The right to privacy is a qualified right. Gender is not and cannot be its qualification.

For this year’s International Women’s Day, the Privacy International Network is sharing some of its successes as well as the challenges and opportunities we face in at the intersection of gender issues and the right to privacy.

Interferences and violations of the right to privacy, as described in the UN Declaration of Human Rights, affect society as a whole. However, the consequences and implications of these fundamentally vary amongst different groups. Pre-existing inequalities in society combine with violations to privacy to multiply injustice. And that is unfortunately the case for women

But what are the intersection points between gender inequality and privacy intrusion? One example is how surveillance and violations of women’s privacy is used to assert control. Technology-related forms of violence, such as online harassment and cyberstalking, have continued to be of increasing concern particularly for women human rights defenders, activists and journalists.

The above issues are as much, even more, about the right to equality than the right to privacy, but the later enables the enjoyment of certain rights when these are denied because of one’s classification, such as gender. Currently privacy laws assume women are equal to men before the law and equality law assumes women are socially equally to men. Until women are treated as equals and equally enjoy their fundamental rights, we must continue our mission to protect their privacy so they can exercise them now. In the context of sexual and reproductive rights, there are various dynamics as presented by Derechos Digitales in Chile and Dejusticia in Colombia in terms of the legal framework regulating abortions. Bytes for All highlights two campaigns they are involved with aimed at challenging gender perspectives and stereotypes in Pakistan as for them the current patriarchal legislative system is inadequate to ensure the adoption of gender sensitive laws that effectively protect and promote the right to privacy.

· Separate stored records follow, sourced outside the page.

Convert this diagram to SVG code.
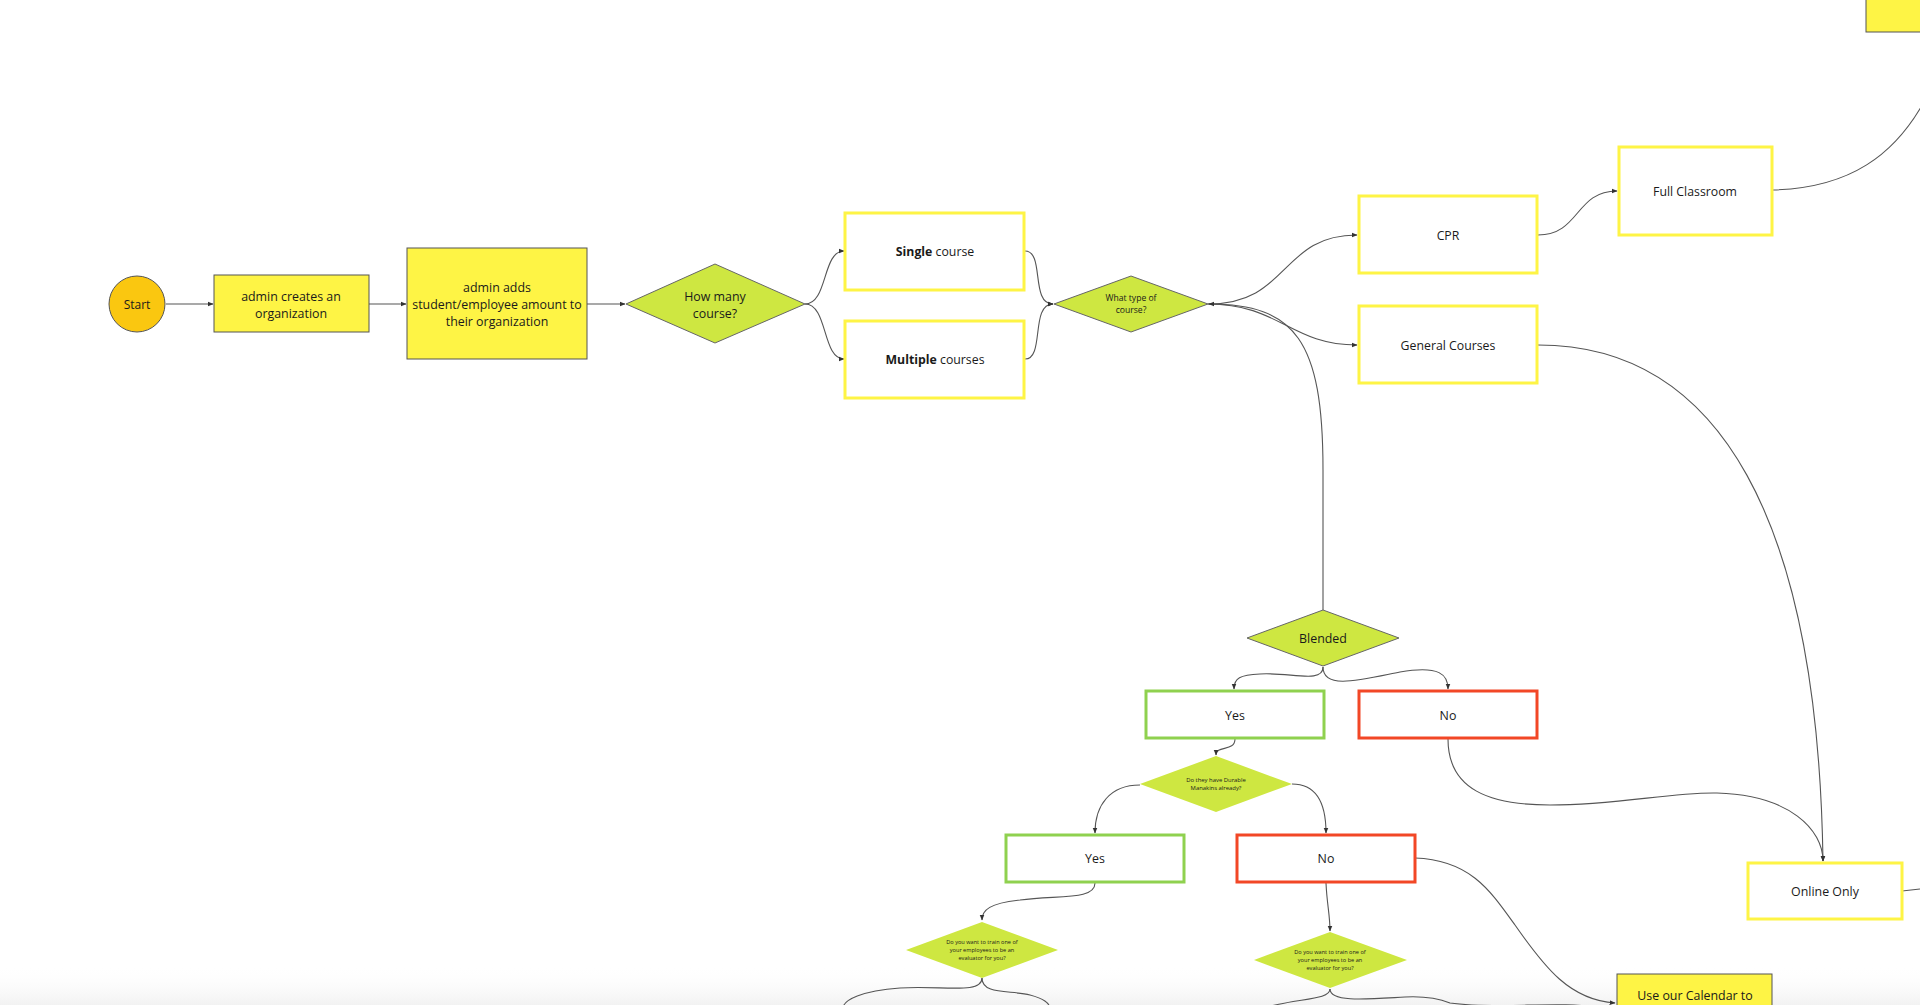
<svg xmlns="http://www.w3.org/2000/svg" width="1920" height="1005" viewBox="0 0 1920 1005">
<style>
text{font-family:"Open Sans","Noto Sans","Liberation Sans",sans-serif;fill:#1a1a1a;text-anchor:middle;dominant-baseline:central}
.t14{font-size:12.4px}
.t13{font-size:12.3px}
.t9{font-size:8.6px}
.t7{font-size:5.9px}
.t6{font-size:5.6px}
.yel{fill:#FEF445;stroke:#555;stroke-width:1}
.ybox{fill:#fff;stroke:#FEF445;stroke-width:3}
.gbox{fill:#fff;stroke:#8FD14F;stroke-width:3}
.rbox{fill:#fff;stroke:#F24726;stroke-width:3}
.lime{fill:#CEE741;stroke:#666;stroke-width:1}
.lime0{fill:#CEE741;stroke:none}
.c{fill:none;stroke:#555;stroke-width:1.1}
.ca{fill:none;stroke:#555;stroke-width:1.1;marker-end:url(#ah)}
</style>
<defs>
<marker id="ah" viewBox="0 0 10 10" refX="9" refY="5" markerWidth="6" markerHeight="6" markerUnits="userSpaceOnUse" orient="auto">
<path d="M0,1 L10,5 L0,9 z" fill="#333"/>
</marker>
<linearGradient id="fade" x1="0" y1="0" x2="0" y2="1">
<stop offset="0" stop-color="#ffffff" stop-opacity="0"/>
<stop offset="1" stop-color="#f2f2f2" stop-opacity="1"/>
</linearGradient>
</defs>
<rect x="0" y="0" width="1920" height="1005" fill="#fff"/>
<rect x="0" y="965" width="1920" height="40" fill="url(#fade)"/>

<g id="connectors">
<path class="ca" d="M166,304 L213,304"/>
<path class="ca" d="M369,304 L406,304"/>
<path class="ca" d="M587,304 L625,304"/>
<path class="ca" d="M805,304 C828,304 822,251 844,251"/>
<path class="ca" d="M805,304 C828,304 822,359 844,359"/>
<path class="ca" d="M1025,251 C1045,251 1030,304 1053,304"/>
<path class="ca" d="M1025,359 C1045,359 1030,304 1053,304"/>
<path class="ca" d="M1208,304 C1290,304 1280,235 1357,235"/>
<path class="ca" d="M1208,304 C1280,304 1290,345 1357,345"/>
<path class="ca" d="M1323,610 L1323,470 C1323,340 1295,304 1209,304"/>
<path class="ca" d="M1538,235 C1580,235 1575,191 1617,191"/>
<path class="c" d="M1773,190 C1850,188 1895,155 1925,100"/>
<path class="ca" d="M1538,345 C1720,345 1818,520 1823,861"/>
<path class="ca" d="M1323,667 C1323,684 1290,672 1260,674 C1240,675 1234,678 1234,689"/>
<path class="ca" d="M1323,667 C1323,690 1360,680 1400,672 C1440,665 1448,675 1448,689"/>
<path class="ca" d="M1448,739 C1448,790 1490,805 1550,805 C1620,805 1670,792 1717,793 C1790,795 1823,830 1823,861"/>
<path class="ca" d="M1235,739 C1235,752 1216,745 1216,755"/>
<path class="ca" d="M1140,785 C1110,785 1095,805 1095,833"/>
<path class="ca" d="M1292,784 C1315,784 1326,800 1326,833"/>
<path class="ca" d="M1095,883 C1095,900 1060,895 1020,900 C990,903 982,910 982,920"/>
<path class="ca" d="M1326,883 C1327,905 1330,915 1330,931"/>
<path class="ca" d="M1415,858 C1470,860 1490,890 1515,925 C1545,968 1570,1000 1615,1003"/>
<path class="c" d="M1902,891 L1920,889"/>
<path class="c" d="M982,978 C982,995 940,985 900,988 C860,991 845,1000 843,1007"/>
<path class="c" d="M982,978 C982,995 1010,990 1030,995 C1045,999 1048,1003 1050,1007"/>
<path class="c" d="M1330,989 C1330,1000 1300,998 1267,1007"/>
<path class="c" d="M1330,989 C1330,1003 1370,999 1405,997 C1425,996 1440,999 1450,1003 C1500,1010 1560,1000 1600,1008"/>
</g>

<g id="n-start"><circle cx="137" cy="304" r="28" fill="#FAC710" stroke="#555" stroke-width="1"/><text x="137" y="304" font-size="12">Start</text></g>
<g id="n-create"><rect class="yel" x="214" y="275" width="155" height="57"/><text class="t14" x="291" y="296">admin creates an</text><text class="t14" x="291" y="313">organization</text></g>
<g id="n-adds"><rect class="yel" x="407" y="248" width="180" height="111"/><text class="t14" x="497" y="287">admin adds</text><text class="t14" x="497" y="304">student/employee amount to</text><text class="t14" x="497" y="321">their organization</text></g>
<g id="n-howmany"><polygon class="lime" points="626,304 715,264 805,304 715,343"/><text class="t14" x="715" y="296">How many</text><text class="t14" x="715" y="313">course?</text></g>
<g id="n-single"><rect class="ybox" x="845" y="213" width="179" height="77"/><text class="t13" x="935" y="251"><tspan font-weight="bold">Single</tspan> course</text></g>
<g id="n-multiple"><rect class="ybox" x="845" y="321" width="179" height="77"/><text class="t13" x="935" y="359"><tspan font-weight="bold">Multiple</tspan> courses</text></g>
<g id="n-whattype"><polygon class="lime" points="1054,304 1131,276 1208,304 1131,332"/><text class="t9" x="1131" y="298">What type of</text><text class="t9" x="1131" y="310">course?</text></g>
<g id="n-cpr"><rect class="ybox" x="1359" y="196" width="178" height="77"/><text class="t13" x="1448" y="235">CPR</text></g>
<g id="n-general"><rect class="ybox" x="1359" y="306" width="178" height="77"/><text class="t13" x="1448" y="345">General Courses</text></g>
<g id="n-full"><rect class="ybox" x="1619" y="147" width="153" height="88"/><text class="t13" x="1695" y="191">Full Classroom</text></g>
<g id="n-topright"><rect class="yel" x="1866" y="-20" width="70" height="52"/></g>
<g id="n-blended"><polygon class="lime" points="1247,638 1323,610 1399,638 1323,666"/><text class="t14" x="1323" y="638">Blended</text></g>
<g id="n-yes1"><rect class="gbox" x="1146" y="691" width="178" height="47"/><text class="t14" x="1235" y="715">Yes</text></g>
<g id="n-no1"><rect class="rbox" x="1359" y="691" width="178" height="47"/><text class="t14" x="1448" y="715">No</text></g>
<g id="n-durable"><polygon class="lime0" points="1140,784 1216,756 1292,784 1216,812"/><text class="t7" x="1216" y="780">Do they have Durable</text><text class="t7" x="1216" y="788">Manakins already?</text></g>
<g id="n-yes2"><rect class="gbox" x="1006" y="835" width="178" height="47"/><text class="t14" x="1095" y="858">Yes</text></g>
<g id="n-no2"><rect class="rbox" x="1237" y="835" width="178" height="47"/><text class="t14" x="1326" y="858">No</text></g>
<g id="n-eval1"><polygon class="lime0" points="906,950 982,922 1058,950 982,978"/><text class="t6" x="982" y="942">Do you want to train one of</text><text class="t6" x="982" y="950">your employees to be an</text><text class="t6" x="982" y="958">evaluator for you?</text></g>
<g id="n-eval2"><polygon class="lime0" points="1254,960 1330,932 1407,960 1330,988"/><text class="t6" x="1330" y="952">Do you want to train one of</text><text class="t6" x="1330" y="960">your employees to be an</text><text class="t6" x="1330" y="968">evaluator for you?</text></g>
<g id="n-online"><rect class="ybox" x="1748" y="863" width="154" height="56"/><text class="t14" x="1825" y="891">Online Only</text></g>
<g id="n-calendar"><rect class="yel" x="1617" y="974" width="155" height="60"/><text class="t14" x="1695" y="995">Use our Calendar to</text></g>
</svg>
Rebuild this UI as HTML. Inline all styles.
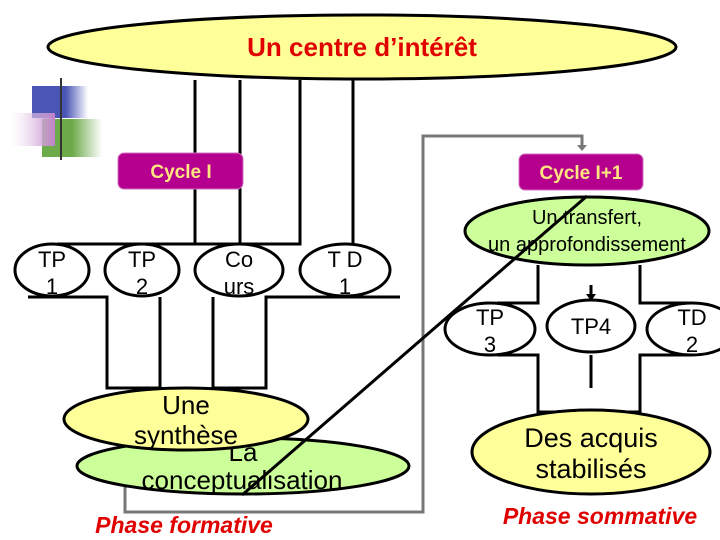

Nevertheless, whilst a lot of progress still needs to be made to achieve gender equality, women have arguably never had as much power and resources to engage, and be heard, and take measures to promote and protect themselves, and their privacy. Technology has been part of that process such as in the Philippines, where Foundation for Media Alternatives have worked with 8 Layer Technologies, a free and open source company, to develop a mobile application to report gender-based violence they experience or witness. But seeing the use of surveillance technologies and broader surveillance powers as an effective deterrent to tackle violence against women, which is ultimately a societal problem, is also concerning - as highlighted by the Digital Rights Foundation in Pakistan in response to the newly passed Protection of Women Against Violence Act 2015 by the provincial Government of Punjab. The experience of women human rights defenders in Kenya also reflect some of the challenges they face as women but as they undertake their work in light of the growing surveillance powers and apparatus of the Kenyan government.

As we undertake our work as privacy advocates it crucial that we understand the complexity of these issues, to ensure that we advocate for the respect, protection and promotion of the right to privacy that is gender-sensitive. At the same time the fight for women’s rights and gender issues will require us to give full consideration to the right to privacy, and related topics including surveillance, data protection and data exploitation.